About 16% of Baltimore residents are “fundamentally illiterate,” she said, estimating that about half of the adults in the city don’t have a high school diploma.
“There is no safety net for many of them,” Bigley-LaMotte said. “People don’t understand that many of the people that come through these doors have 5th or 6th grade educations, are holding down marginal employment or aren’t able to get a job at all.”
Wayne Stokes was one of them. He dropped out of high school at 15. Soon after, he said he started experimenting with drugs. Stokes said that much of his adult life was spent spiraling in addiction, on a loop between the streets and jail, and on a fast track to early death.
“I never had anybody be proud of me,” Stokes said. “And I never gave anybody a reason to be proud of me.”
Until recently, he said.
Three months ago, after nearly a year of taking courses at Baltimore Reads, Stokes earned his GED. Next month he’ll be enrolling at Baltimore City Community College to become a youth and drug treatment counselor.
“They just cared,” Stokes said of Baltimore Reads. “To have someone to care for once in your life is special. Coming from an abusive childhood, where nobody cared, I really felt these people cared about my future and me.”

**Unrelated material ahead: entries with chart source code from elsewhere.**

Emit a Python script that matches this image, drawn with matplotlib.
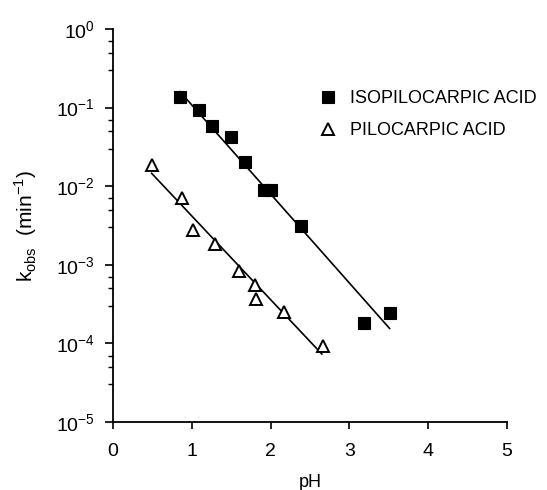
import numpy as np
import matplotlib
matplotlib.use("Agg")
import matplotlib.pyplot as plt
from matplotlib.ticker import LogLocator, NullFormatter

# pH vs k_obs (min^-1)
iso_ph = [0.85, 1.09, 1.25, 1.50, 1.67, 1.92, 2.01, 2.39, 3.19, 3.51]
iso_k = [0.135, 0.093, 0.059, 0.042, 0.0204, 0.0089, 0.0089, 0.0031, 1.8e-4, 2.46e-4]
pilo_ph = [0.49, 0.88, 1.01, 1.30, 1.60, 1.80, 1.82, 2.17, 2.67]
pilo_k = [0.0186, 0.00714, 0.00277, 0.00184, 8.4e-4, 5.5e-4, 3.67e-4, 2.49e-4, 9.3e-5]

# end points of the drawn regression lines
iso_fit_ph = [0.85, 3.51]
iso_fit_k = [10 ** -0.797, 10 ** -3.81]
pilo_fit_ph = [0.49, 2.65]
pilo_fit_k = [10 ** -1.836, 10 ** -4.135]

x_ticks = [0, 1, 2, 3, 4, 5]

plt.rcParams['font.family'] = ['Liberation Sans', 'DejaVu Sans']
plt.rcParams['font.size'] = 12

fig = plt.figure(figsize=(5.47, 4.9), dpi=100)
ax = fig.add_axes([0.2066, 0.1388, 0.7203, 0.802])

ax.plot(iso_fit_ph, iso_fit_k, color='black', lw=1.2)
ax.plot(pilo_fit_ph, pilo_fit_k, color='black', lw=1.2)
ax.plot(iso_ph, iso_k, 's', color='black', ms=9, mew=0.8, label='ISOPILOCARPIC ACID')
ax.plot(pilo_ph, pilo_k, '^', mfc='white', mec='black', ms=9, mew=1.4, label='PILOCARPIC ACID')

ax.set_yscale('log')
ax.set_xlim(0, 5)
ax.set_ylim(1e-5, 1)
ax.set_xticks(x_ticks)
ax.yaxis.set_major_locator(LogLocator(base=10, numticks=10))
ax.yaxis.set_minor_locator(LogLocator(base=10, subs=[3, 5, 7], numticks=10))
ax.yaxis.set_minor_formatter(NullFormatter())

for s in ['top', 'right']:
    ax.spines[s].set_visible(False)
for s in ['left', 'bottom']:
    ax.spines[s].set_linewidth(1.3)

ax.tick_params(axis='both', which='major', direction='out', length=6, width=1.2, labelsize=14)
ax.tick_params(axis='y', which='major', pad=7)
ax.tick_params(axis='y', which='minor', direction='out', length=3.5, width=1.0)
ax.tick_params(axis='x', which='major', length=5, pad=10)

ax.set_xlabel('pH', fontsize=13, labelpad=10)
ax.set_ylabel(r'k$_{\mathdefault{obs}}$  (min$^{\mathdefault{-1}}$)', fontsize=15, labelpad=12)

ax.legend(loc='upper left', bbox_to_anchor=(0.50, 0.862), frameon=False,
          handletextpad=0.6, labelspacing=0.8, fontsize=13, handlelength=1.2,
          borderaxespad=0)

fig.savefig('out.png', dpi=100)
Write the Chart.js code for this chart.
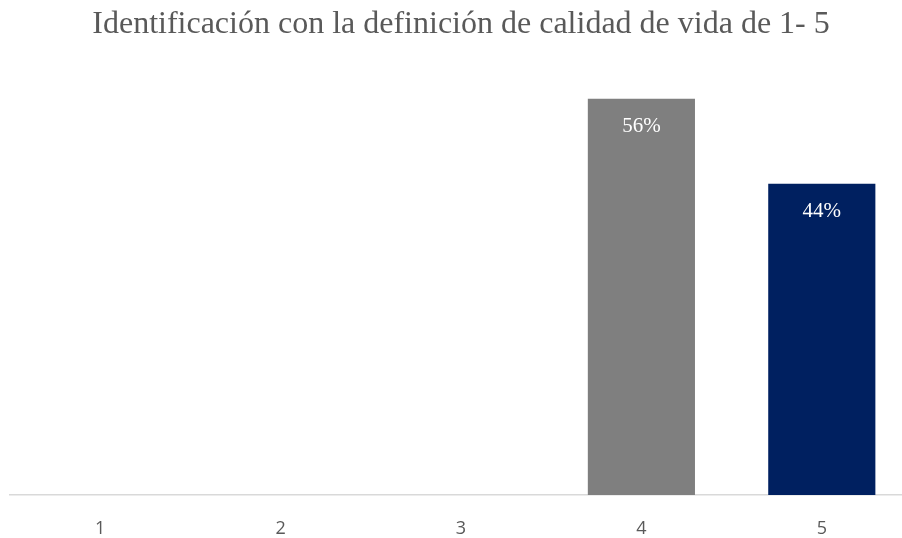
<!DOCTYPE html>
<html>
<head>
<meta charset="utf-8">
<script src="https://cdn.jsdelivr.net/npm/chart.js@4"></script>
<style>
  html, body { margin: 0; padding: 0; background: #ffffff; overflow: hidden; }
  #wrap { position: relative; width: 912px; height: 538px; }
</style>
</head>
<body>
<div id="wrap"><canvas id="chart"></canvas></div>
<script>
// Chart data
const categories = ["1", "2", "3", "4", "5"];
const values = [0, 0, 0, 56, 44];
const barColors = ["#7F7F7F", "#7F7F7F", "#7F7F7F", "#7F7F7F", "#002060"];
const titleText = "Identificación con la definición de calidad de vida de 1- 5";

// Draw the % labels inside the top of each bar
const valueLabels = {
    id: 'valueLabels',
    afterDatasetsDraw(chart) {
        const ctx = chart.ctx;
        const meta = chart.getDatasetMeta(0);
        ctx.save();
        ctx.fillStyle = '#ffffff';
        ctx.font = '21px "Liberation Serif", "Times New Roman", serif';
        ctx.textAlign = 'center';
        ctx.textBaseline = 'middle';
        meta.data.forEach((bar, i) => {
            if (!values[i]) return;
            ctx.fillText(values[i] + '%', bar.x, bar.y + 28);
        });
        ctx.restore();
    }
};

const ctx = document.getElementById('chart').getContext('2d');
new Chart(ctx, {
    type: 'bar',
    data: {
        labels: categories,
        datasets: [{
            data: values,
            backgroundColor: barColors,
            borderWidth: 0,
            categoryPercentage: 1,
            barPercentage: 0.594
        }]
    },
    options: {
        responsive: true,
        maintainAspectRatio: false,
        animation: false,
        layout: { padding: { left: 10, right: 0, top: 0, bottom: 0 } },
        plugins: {
            legend: { display: false },
            tooltip: { enabled: false },
            title: {
                display: true,
                text: titleText,
                color: '#595959',
                font: { family: '"Liberation Serif", "Times New Roman", serif', size: 32, weight: 'normal' },
                padding: { top: 5, bottom: 27 }
            }
        },
        scales: {
            x: {
                grid: { display: false },
                border: { display: true, color: '#D9D9D9', width: 1.5 },
                ticks: {
                    color: '#595959',
                    padding: 15,
                    font: { family: '"Open Sans", "Liberation Sans", sans-serif', size: 18 }
                },
                afterFit(scale) {
                    scale.height = 43;
                }
            },
            y: {
                display: false,
                min: 0,
                max: 60
            }
        }
    },
    plugins: [valueLabels]
});
</script>
</body>
</html>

Today, Stokes said he works at a drug treatment center helping people whose lives have largely been as tattered as his had been. Getting the job was contingent on his getting his GED.
“A year ago I was dusty, homeless, strung out on drugs. A year a later I’m a staff member, ready to go to college,” Stokes said.
If not for Baltimore Reads, Stokes added, “I don’t even know, I think I’d be messed up somewhere, maybe locked up. Maybe I’d be homeless or dead.”